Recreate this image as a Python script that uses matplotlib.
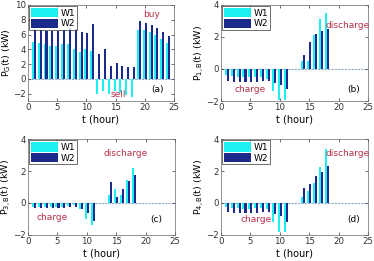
import numpy as np
import matplotlib
matplotlib.use("Agg")
import matplotlib.pyplot as plt

t = np.arange(1, 25)

pg_w1 = [5.0, 4.8, 4.7, 4.5, 4.5, 4.7, 4.7, 4.0, 3.6, 4.1, 3.8, -2.1,
         -1.6, -2.1, -1.7, -1.9, -2.2, -2.4, 6.6, 6.6, 6.3, 5.9, 5.4, 4.9]
pg_w2 = [6.8, 6.6, 6.5, 6.5, 6.5, 6.6, 6.9, 6.8, 6.3, 6.2, 7.4, 3.4,
         4.1, 1.7, 2.1, 1.7, 1.6, 1.6, 7.8, 7.6, 7.3, 6.9, 6.4, 5.8]

p1_w1 = [-0.4, -0.45, -0.5, -0.5, -0.5, -0.5, -0.5, -0.6, -1.4, -1.95, -1.95, 0,
         0, 0.5, 0.5, 2.1, 3.1, 3.5, 0, 0, 0, 0, 0, 0]
p1_w2 = [-0.75, -0.8, -0.8, -0.82, -0.8, -0.8, -0.75, -0.75, -0.9, -1.0, -1.25, 0,
         0, 0.85, 1.7, 2.2, 2.4, 2.5, 0, 0, 0, 0, 0, 0]

p3_w1 = [-0.25, -0.25, -0.25, -0.25, -0.25, -0.25, -0.2, -0.15, -0.4, -1.0, -1.4, 0,
         0, 0.5, 0.9, 0.5, 1.47, 2.22, 0, 0, 0, 0, 0, 0]
p3_w2 = [-0.3, -0.3, -0.3, -0.33, -0.33, -0.3, -0.25, -0.25, -0.4, -0.6, -1.1, 0,
         0, 1.3, 0.35, 0.85, 1.4, 1.75, 0, 0, 0, 0, 0, 0]

p4_w1 = [-0.25, -0.3, -0.3, -0.35, -0.35, -0.3, -0.3, -0.4, -1.2, -1.8, -1.8, 0,
         0, 0.4, 0.75, 1.25, 2.25, 3.4, 0, 0, 0, 0, 0, 0]
p4_w2 = [-0.55, -0.6, -0.6, -0.65, -0.6, -0.6, -0.55, -0.55, -0.7, -0.8, -1.2, 0,
         0, 0.95, 1.2, 1.7, 1.95, 2.3, 0, 0, 0, 0, 0, 0]

series_names = ["W1", "W2"]
c1 = "#1CF0F0"
c2 = "#1B2A8C"
tc = "#B8304A"

fig = plt.figure(figsize=(3.74, 2.61), dpi=100)
plt.rcParams['font.family'] = ['DejaVu Sans']

pos = {
    'a': [0.075, 0.613, 0.390, 0.368],
    'b': [0.591, 0.613, 0.393, 0.368],
    'c': [0.075, 0.100, 0.393, 0.367],
    'd': [0.591, 0.100, 0.393, 0.367],
}

panels = [
    ('a', pg_w1, pg_w2, r"P$_\mathrm{G}$(t) (kW)", (-3, 10), [-2, 0, 2, 4, 6, 8, 10],
     [("buy", 21.1, 8.7), ("sell", 15.4, -2.15)], (22.2, -1.5)),
    ('b', p1_w1, p1_w2, r"P$_\mathrm{1,B}$(t) (kW)", (-2, 4), [-2, 0, 2, 4],
     [("discharge", 21.6, 2.7), ("charge", 4.9, -1.25)], (22.6, -1.25)),
    ('c', p3_w1, p3_w2, r"P$_\mathrm{3,B}$(t) (kW)", (-2, 4), [-2, 0, 2, 4],
     [("discharge", 16.6, 3.1), ("charge", 4.1, -0.9)], (21.8, -1.05)),
    ('d', p4_w1, p4_w2, r"P$_\mathrm{4,B}$(t) (kW)", (-2, 4), [-2, 0, 2, 4],
     [("discharge", 21.6, 3.1), ("charge", 5.9, -1.05)], (22.6, -1.05)),
]

w = 0.36
for key, s1, s2, ylab, ylim, yt, notes, lab in panels:
    ax = fig.add_axes(pos[key])
    ax.axhline(0, color="#8FA8C8", lw=0.8, ls=(0, (2, 1)), zorder=1)
    ax.bar(t - 0.17, s1, width=w, color=c1, label=series_names[0], zorder=2)
    ax.bar(t + 0.17, s2, width=w, color=c2, label=series_names[1], zorder=2)
    ax.set_xlim(0, 25)
    ax.set_ylim(*ylim)
    ax.set_xticks([0, 5, 10, 15, 20, 25])
    ax.set_yticks(yt)
    ax.tick_params(direction='in', length=2.5, width=0.5, labelsize=6.2, pad=1.5,
                   top=True, right=True, colors='#333333')
    for s in ax.spines.values():
        s.set_linewidth(0.5)
        s.set_color('#666666')
    ax.set_xlabel("t (hour)", fontsize=7, labelpad=1.5)
    ax.set_ylabel(ylab, fontsize=6.8, labelpad=0.2)
    for txt, x, y in notes:
        ax.text(x, y, txt, color=tc, fontsize=6.5, ha='center', va='center')
    ax.text(lab[0], lab[1], "(%s)" % key, fontsize=6.5, ha='center', va='center')
    leg = ax.legend(loc='upper left', fontsize=6.5, frameon=True, fancybox=False,
                    borderpad=0.2, handlelength=3.0, handleheight=1.2,
                    handletextpad=0.3, labelspacing=0.1, borderaxespad=0.15)
    leg.get_frame().set_edgecolor('black')
    leg.get_frame().set_linewidth(0.5)

fig.savefig("out.png", dpi=100)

__________

The lines from the start of the data through the line that contains "2.3, 0, 0, 0, 0, 0, 0]" are to be returned exactly, please, with both ends included and every picture left out.

Recreate this image as a Python script that uses matplotlib.
import numpy as np
import matplotlib
matplotlib.use("Agg")
import matplotlib.pyplot as plt

t = np.arange(1, 25)

pg_w1 = [5.0, 4.8, 4.7, 4.5, 4.5, 4.7, 4.7, 4.0, 3.6, 4.1, 3.8, -2.1,
         -1.6, -2.1, -1.7, -1.9, -2.2, -2.4, 6.6, 6.6, 6.3, 5.9, 5.4, 4.9]
pg_w2 = [6.8, 6.6, 6.5, 6.5, 6.5, 6.6, 6.9, 6.8, 6.3, 6.2, 7.4, 3.4,
         4.1, 1.7, 2.1, 1.7, 1.6, 1.6, 7.8, 7.6, 7.3, 6.9, 6.4, 5.8]

p1_w1 = [-0.4, -0.45, -0.5, -0.5, -0.5, -0.5, -0.5, -0.6, -1.4, -1.95, -1.95, 0,
         0, 0.5, 0.5, 2.1, 3.1, 3.5, 0, 0, 0, 0, 0, 0]
p1_w2 = [-0.75, -0.8, -0.8, -0.82, -0.8, -0.8, -0.75, -0.75, -0.9, -1.0, -1.25, 0,
         0, 0.85, 1.7, 2.2, 2.4, 2.5, 0, 0, 0, 0, 0, 0]

p3_w1 = [-0.25, -0.25, -0.25, -0.25, -0.25, -0.25, -0.2, -0.15, -0.4, -1.0, -1.4, 0,
         0, 0.5, 0.9, 0.5, 1.47, 2.22, 0, 0, 0, 0, 0, 0]
p3_w2 = [-0.3, -0.3, -0.3, -0.33, -0.33, -0.3, -0.25, -0.25, -0.4, -0.6, -1.1, 0,
         0, 1.3, 0.35, 0.85, 1.4, 1.75, 0, 0, 0, 0, 0, 0]

p4_w1 = [-0.25, -0.3, -0.3, -0.35, -0.35, -0.3, -0.3, -0.4, -1.2, -1.8, -1.8, 0,
         0, 0.4, 0.75, 1.25, 2.25, 3.4, 0, 0, 0, 0, 0, 0]
p4_w2 = [-0.55, -0.6, -0.6, -0.65, -0.6, -0.6, -0.55, -0.55, -0.7, -0.8, -1.2, 0,
         0, 0.95, 1.2, 1.7, 1.95, 2.3, 0, 0, 0, 0, 0, 0]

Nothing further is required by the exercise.